## WORK TO BE COMPLETED
Repeat, exactly and completely, the material that follows. Omit the pictures.

## DATA EXTRACT
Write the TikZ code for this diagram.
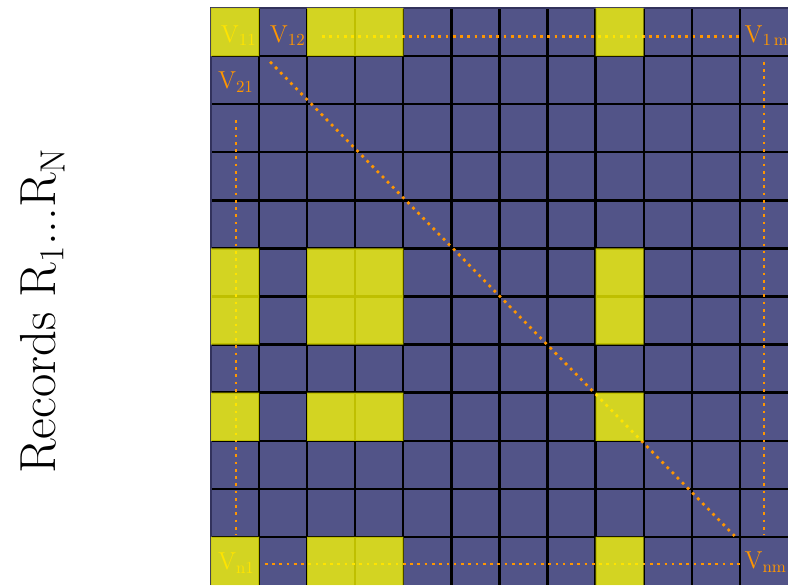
\documentclass[tikz,border=0pt]{standalone}
\usepackage{tikz}
\usetikzlibrary{positioning}
\definecolor{cellblue}{RGB}{82,84,136}
\definecolor{framenavy}{RGB}{50,50,92}
\definecolor{dotorange}{RGB}{255,150,0}
\definecolor{hiyellow}{RGB}{255,255,0}

\begin{document}
\begin{tikzpicture}[
    gridline/.style={black, line width=1.4pt},
    vlbl/.style={text=dotorange, inner sep=0pt, anchor=base west,
                 font=\fontsize{14.5}{16}\selectfont},
    dotline/.style={dotorange, line width=1.6pt, dash pattern=on 1.6pt off 2.7pt},
    hilite/.style={fill=hiyellow, fill opacity=0.75}
  ]
    \useasboundingbox (-4.387,0.166) rectangle (12,-12);

    %% Matrix background and grid
    \fill[cellblue] (0,0) rectangle (12,-12);
    \foreach \k in {1,...,11} {
      \draw[gridline] (\k,0) -- (\k,-12);
      \draw[gridline] (0,-\k) -- (12,-\k);
    }
    \draw[framenavy, line width=1.2pt] (0,-12) -- (0,0) -- (12,0);

    %% Axis label
    \node[rotate=90, anchor=base, inner sep=0pt,
          font=\fontsize{30}{32}\selectfont] (records) at (-3.24,-6.3)
      {Records R$_1$...R$_\mathrm{N}$};

    %% Cell labels
    \node[vlbl] (v11) at (0.2,-0.71)   {V$_{11}$};
    \node[vlbl] (v12) at (1.22,-0.71)  {V$_{12}$};
    \node[vlbl] (v1m) at (11.09,-0.71) {V$_{1\,\mathrm{m}}$};
    \node[vlbl] (v21) at (0.14,-1.68)  {V$_{21}$};
    \node[vlbl] (vn1) at (0.14,-11.68) {V$_{\mathrm{n}1}$};
    \node[vlbl] (vnm) at (11.09,-11.66) {V$_{\mathrm{nm}}$};

    %% Ends of the dotted runs
    \coordinate (toprowA) at (2.31,-0.60);
    \coordinate (toprowB) at (11.0,-0.60);
    \coordinate (lastcolA) at (11.5,-1.12);
    \coordinate (lastcolB) at (11.5,-10.96);
    \coordinate (firstcolA) at (0.52,-2.33);
    \coordinate (firstcolB) at (0.52,-10.96);
    \coordinate (botrowA) at (1.12,-11.56);
    \coordinate (botrowB) at (11.0,-11.56);
    \coordinate (diagA) at (1.23,-1.12);
    \coordinate (diagB) at (10.89,-10.98);

    \draw[dotline] (toprowA) -- (toprowB);
    \draw[dotline] (lastcolA) -- (lastcolB);
    \draw[dotline] (firstcolA) -- (firstcolB);
    \draw[dotline] (botrowA) -- (botrowB);
    \draw[dotline] (diagA) -- (diagB);

    %% Highlighted cells
    \fill[hilite] \foreach \r in {0,5,6,8,11} {
        \foreach \c in {0,2,3,8} { (\c,-\r) rectangle ++(1,-1) }
      };
  \end{tikzpicture}
\end{document}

## WRITTEN REPLY
Write the TikZ code for this diagram.
\documentclass[tikz,border=0pt]{standalone}
\usepackage{tikz}
\usetikzlibrary{positioning}
\definecolor{cellblue}{RGB}{82,84,136}
\definecolor{framenavy}{RGB}{50,50,92}
\definecolor{dotorange}{RGB}{255,150,0}
\definecolor{hiyellow}{RGB}{255,255,0}

\begin{document}
\begin{tikzpicture}[
    gridline/.style={black, line width=1.4pt},
    vlbl/.style={text=dotorange, inner sep=0pt, anchor=base west,
                 font=\fontsize{14.5}{16}\selectfont},
    dotline/.style={dotorange, line width=1.6pt, dash pattern=on 1.6pt off 2.7pt},
    hilite/.style={fill=hiyellow, fill opacity=0.75}
  ]
    \useasboundingbox (-4.387,0.166) rectangle (12,-12);

    %% Matrix background and grid
    \fill[cellblue] (0,0) rectangle (12,-12);
    \foreach \k in {1,...,11} {
      \draw[gridline] (\k,0) -- (\k,-12);
      \draw[gridline] (0,-\k) -- (12,-\k);
    }
    \draw[framenavy, line width=1.2pt] (0,-12) -- (0,0) -- (12,0);

    %% Axis label
    \node[rotate=90, anchor=base, inner sep=0pt,
          font=\fontsize{30}{32}\selectfont] (records) at (-3.24,-6.3)
      {Records R$_1$...R$_\mathrm{N}$};

    %% Cell labels
    \node[vlbl] (v11) at (0.2,-0.71)   {V$_{11}$};
    \node[vlbl] (v12) at (1.22,-0.71)  {V$_{12}$};
    \node[vlbl] (v1m) at (11.09,-0.71) {V$_{1\,\mathrm{m}}$};
    \node[vlbl] (v21) at (0.14,-1.68)  {V$_{21}$};
    \node[vlbl] (vn1) at (0.14,-11.68) {V$_{\mathrm{n}1}$};
    \node[vlbl] (vnm) at (11.09,-11.66) {V$_{\mathrm{nm}}$};

    %% Ends of the dotted runs
    \coordinate (toprowA) at (2.31,-0.60);
    \coordinate (toprowB) at (11.0,-0.60);
    \coordinate (lastcolA) at (11.5,-1.12);
    \coordinate (lastcolB) at (11.5,-10.96);
    \coordinate (firstcolA) at (0.52,-2.33);
    \coordinate (firstcolB) at (0.52,-10.96);
    \coordinate (botrowA) at (1.12,-11.56);
    \coordinate (botrowB) at (11.0,-11.56);
    \coordinate (diagA) at (1.23,-1.12);
    \coordinate (diagB) at (10.89,-10.98);

    \draw[dotline] (toprowA) -- (toprowB);
    \draw[dotline] (lastcolA) -- (lastcolB);
    \draw[dotline] (firstcolA) -- (firstcolB);
    \draw[dotline] (botrowA) -- (botrowB);
    \draw[dotline] (diagA) -- (diagB);

    %% Highlighted cells
    \fill[hilite] \foreach \r in {0,5,6,8,11} {
        \foreach \c in {0,2,3,8} { (\c,-\r) rectangle ++(1,-1) }
      };
  \end{tikzpicture}
\end{document}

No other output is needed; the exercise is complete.